**Supplied material**
+ + + +
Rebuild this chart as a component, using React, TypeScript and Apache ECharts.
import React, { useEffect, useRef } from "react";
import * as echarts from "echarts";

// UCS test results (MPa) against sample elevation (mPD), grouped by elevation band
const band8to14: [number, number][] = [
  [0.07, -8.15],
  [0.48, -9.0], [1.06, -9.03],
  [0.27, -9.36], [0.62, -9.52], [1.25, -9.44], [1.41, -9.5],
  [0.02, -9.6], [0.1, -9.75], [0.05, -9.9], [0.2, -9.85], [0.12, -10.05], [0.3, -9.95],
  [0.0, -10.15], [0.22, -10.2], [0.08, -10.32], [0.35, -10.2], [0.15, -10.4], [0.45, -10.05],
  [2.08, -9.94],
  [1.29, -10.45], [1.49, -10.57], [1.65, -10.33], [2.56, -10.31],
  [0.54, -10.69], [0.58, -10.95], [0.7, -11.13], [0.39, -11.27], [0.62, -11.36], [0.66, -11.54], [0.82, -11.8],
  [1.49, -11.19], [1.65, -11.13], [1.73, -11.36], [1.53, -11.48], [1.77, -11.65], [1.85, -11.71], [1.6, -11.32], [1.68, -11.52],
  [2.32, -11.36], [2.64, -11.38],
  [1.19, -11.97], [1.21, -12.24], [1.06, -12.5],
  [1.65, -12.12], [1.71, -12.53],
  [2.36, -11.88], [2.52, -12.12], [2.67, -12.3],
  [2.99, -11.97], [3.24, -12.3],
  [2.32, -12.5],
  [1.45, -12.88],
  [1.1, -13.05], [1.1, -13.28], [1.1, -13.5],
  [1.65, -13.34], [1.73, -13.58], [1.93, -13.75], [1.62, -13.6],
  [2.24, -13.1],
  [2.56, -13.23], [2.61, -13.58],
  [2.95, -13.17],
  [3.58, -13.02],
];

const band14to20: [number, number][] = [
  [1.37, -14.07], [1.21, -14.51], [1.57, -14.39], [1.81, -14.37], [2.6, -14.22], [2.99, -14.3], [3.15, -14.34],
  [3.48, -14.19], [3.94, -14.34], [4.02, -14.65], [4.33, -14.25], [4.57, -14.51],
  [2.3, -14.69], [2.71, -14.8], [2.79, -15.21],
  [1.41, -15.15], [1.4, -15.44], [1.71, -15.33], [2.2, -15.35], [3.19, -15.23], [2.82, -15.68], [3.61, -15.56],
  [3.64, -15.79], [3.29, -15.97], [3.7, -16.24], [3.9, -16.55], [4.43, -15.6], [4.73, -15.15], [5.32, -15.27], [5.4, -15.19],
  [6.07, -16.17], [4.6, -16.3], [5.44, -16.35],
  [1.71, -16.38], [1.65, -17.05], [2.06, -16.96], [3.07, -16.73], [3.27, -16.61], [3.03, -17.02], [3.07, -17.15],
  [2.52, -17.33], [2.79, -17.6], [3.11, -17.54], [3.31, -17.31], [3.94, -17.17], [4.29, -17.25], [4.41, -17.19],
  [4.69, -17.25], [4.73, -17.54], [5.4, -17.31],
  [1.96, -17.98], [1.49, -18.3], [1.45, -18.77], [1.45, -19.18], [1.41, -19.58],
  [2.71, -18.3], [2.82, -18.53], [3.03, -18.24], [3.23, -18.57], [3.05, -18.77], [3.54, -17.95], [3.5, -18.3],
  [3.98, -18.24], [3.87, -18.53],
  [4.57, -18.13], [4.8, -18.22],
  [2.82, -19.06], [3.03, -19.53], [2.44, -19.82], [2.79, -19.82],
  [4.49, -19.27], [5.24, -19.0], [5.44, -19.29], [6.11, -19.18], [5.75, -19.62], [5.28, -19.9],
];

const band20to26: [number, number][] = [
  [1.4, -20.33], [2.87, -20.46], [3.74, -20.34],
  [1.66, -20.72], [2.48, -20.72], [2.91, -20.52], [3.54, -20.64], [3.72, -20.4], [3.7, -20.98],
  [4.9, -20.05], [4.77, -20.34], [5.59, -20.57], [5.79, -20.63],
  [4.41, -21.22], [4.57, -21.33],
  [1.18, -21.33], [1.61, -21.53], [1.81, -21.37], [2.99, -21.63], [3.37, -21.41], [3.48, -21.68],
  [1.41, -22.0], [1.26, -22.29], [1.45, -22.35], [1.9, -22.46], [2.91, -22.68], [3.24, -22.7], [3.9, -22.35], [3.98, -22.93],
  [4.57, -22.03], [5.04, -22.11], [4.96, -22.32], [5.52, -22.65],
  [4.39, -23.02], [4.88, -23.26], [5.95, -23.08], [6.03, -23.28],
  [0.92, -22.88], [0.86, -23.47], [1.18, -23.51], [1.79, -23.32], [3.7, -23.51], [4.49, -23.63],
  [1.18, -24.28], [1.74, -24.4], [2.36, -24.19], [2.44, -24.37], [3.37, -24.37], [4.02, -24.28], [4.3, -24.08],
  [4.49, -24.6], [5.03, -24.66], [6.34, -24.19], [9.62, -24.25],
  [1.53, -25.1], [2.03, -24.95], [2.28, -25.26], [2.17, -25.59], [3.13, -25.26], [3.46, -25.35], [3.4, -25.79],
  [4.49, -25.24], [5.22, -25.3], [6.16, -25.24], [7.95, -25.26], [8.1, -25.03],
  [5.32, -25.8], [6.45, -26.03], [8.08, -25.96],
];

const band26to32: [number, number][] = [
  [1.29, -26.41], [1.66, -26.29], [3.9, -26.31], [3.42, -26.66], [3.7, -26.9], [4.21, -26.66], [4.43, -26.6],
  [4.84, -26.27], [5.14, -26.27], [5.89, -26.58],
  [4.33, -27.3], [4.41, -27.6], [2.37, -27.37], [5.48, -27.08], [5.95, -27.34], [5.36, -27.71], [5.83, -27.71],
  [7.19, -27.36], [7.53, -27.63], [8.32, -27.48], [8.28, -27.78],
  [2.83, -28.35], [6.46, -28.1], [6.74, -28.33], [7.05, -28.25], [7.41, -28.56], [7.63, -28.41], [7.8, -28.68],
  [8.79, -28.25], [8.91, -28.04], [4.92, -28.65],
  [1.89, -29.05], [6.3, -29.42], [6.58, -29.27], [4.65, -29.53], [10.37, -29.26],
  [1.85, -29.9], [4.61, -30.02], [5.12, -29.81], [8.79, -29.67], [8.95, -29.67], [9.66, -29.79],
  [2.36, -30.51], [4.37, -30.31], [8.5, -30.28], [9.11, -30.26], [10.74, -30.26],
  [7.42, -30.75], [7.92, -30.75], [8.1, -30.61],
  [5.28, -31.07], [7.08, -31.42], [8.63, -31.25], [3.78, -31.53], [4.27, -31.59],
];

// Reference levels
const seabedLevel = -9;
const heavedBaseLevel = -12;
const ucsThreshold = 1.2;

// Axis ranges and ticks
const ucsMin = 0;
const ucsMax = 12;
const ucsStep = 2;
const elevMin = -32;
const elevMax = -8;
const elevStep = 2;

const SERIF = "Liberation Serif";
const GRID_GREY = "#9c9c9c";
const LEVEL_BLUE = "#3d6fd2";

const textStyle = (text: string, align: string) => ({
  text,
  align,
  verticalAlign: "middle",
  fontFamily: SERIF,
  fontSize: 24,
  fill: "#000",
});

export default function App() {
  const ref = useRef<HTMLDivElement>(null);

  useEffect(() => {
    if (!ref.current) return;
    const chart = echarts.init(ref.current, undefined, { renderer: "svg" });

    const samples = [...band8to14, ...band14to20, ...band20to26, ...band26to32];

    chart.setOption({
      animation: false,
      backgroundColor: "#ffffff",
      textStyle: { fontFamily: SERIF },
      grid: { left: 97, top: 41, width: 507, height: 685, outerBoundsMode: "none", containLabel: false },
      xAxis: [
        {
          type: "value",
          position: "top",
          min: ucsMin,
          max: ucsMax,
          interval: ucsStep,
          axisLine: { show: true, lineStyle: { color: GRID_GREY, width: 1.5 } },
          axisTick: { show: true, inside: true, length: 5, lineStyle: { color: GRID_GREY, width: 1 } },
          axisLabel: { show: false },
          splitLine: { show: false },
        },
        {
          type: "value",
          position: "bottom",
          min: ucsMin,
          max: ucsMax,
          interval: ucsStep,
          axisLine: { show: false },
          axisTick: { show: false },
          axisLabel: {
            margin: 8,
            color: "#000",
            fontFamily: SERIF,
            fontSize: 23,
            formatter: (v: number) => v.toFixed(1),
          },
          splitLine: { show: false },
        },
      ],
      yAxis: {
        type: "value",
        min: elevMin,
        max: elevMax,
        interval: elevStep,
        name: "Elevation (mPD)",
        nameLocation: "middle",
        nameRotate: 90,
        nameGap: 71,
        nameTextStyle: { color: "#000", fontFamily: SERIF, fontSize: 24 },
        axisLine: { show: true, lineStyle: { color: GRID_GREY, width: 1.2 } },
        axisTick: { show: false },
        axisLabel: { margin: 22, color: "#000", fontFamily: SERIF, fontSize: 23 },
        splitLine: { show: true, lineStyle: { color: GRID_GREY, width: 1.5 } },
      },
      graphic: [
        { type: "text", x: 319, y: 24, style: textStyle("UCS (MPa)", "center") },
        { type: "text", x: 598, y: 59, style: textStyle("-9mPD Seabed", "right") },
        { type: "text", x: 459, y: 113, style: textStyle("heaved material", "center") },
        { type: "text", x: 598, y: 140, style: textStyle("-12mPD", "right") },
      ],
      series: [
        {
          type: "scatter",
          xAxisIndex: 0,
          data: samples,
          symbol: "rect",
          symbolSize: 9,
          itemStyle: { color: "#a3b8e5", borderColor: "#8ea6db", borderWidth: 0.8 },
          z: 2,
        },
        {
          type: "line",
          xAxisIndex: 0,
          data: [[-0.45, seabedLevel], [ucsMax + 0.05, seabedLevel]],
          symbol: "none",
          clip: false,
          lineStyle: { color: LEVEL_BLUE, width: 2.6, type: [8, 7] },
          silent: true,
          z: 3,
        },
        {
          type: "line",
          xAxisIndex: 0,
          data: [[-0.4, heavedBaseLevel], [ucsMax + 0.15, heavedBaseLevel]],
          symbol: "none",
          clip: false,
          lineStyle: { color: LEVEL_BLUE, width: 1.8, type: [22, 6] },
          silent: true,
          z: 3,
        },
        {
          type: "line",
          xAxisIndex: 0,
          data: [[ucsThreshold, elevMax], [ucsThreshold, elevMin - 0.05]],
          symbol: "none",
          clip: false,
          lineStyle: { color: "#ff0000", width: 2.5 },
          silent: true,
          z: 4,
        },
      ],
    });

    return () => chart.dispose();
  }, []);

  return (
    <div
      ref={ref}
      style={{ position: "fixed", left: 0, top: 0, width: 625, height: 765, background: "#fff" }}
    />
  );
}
+ + + +
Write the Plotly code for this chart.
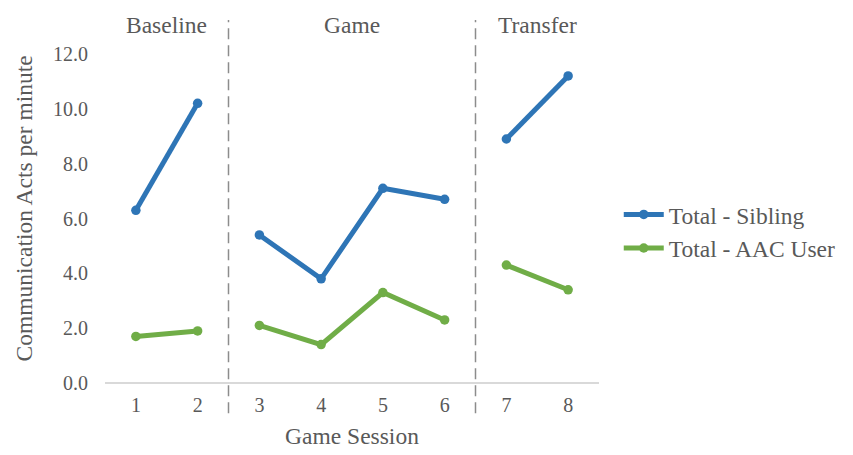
+ + + +
**Problem description**
Everything from the line containing "Rebuild this chart" down to the line containing "import * as" should be retyped exactly, both lines included, and nothing more.

**In response**
Rebuild this chart as a component, using React, TypeScript and Apache ECharts.
import React, { useEffect, useRef } from "react";
import * as echarts from "echarts";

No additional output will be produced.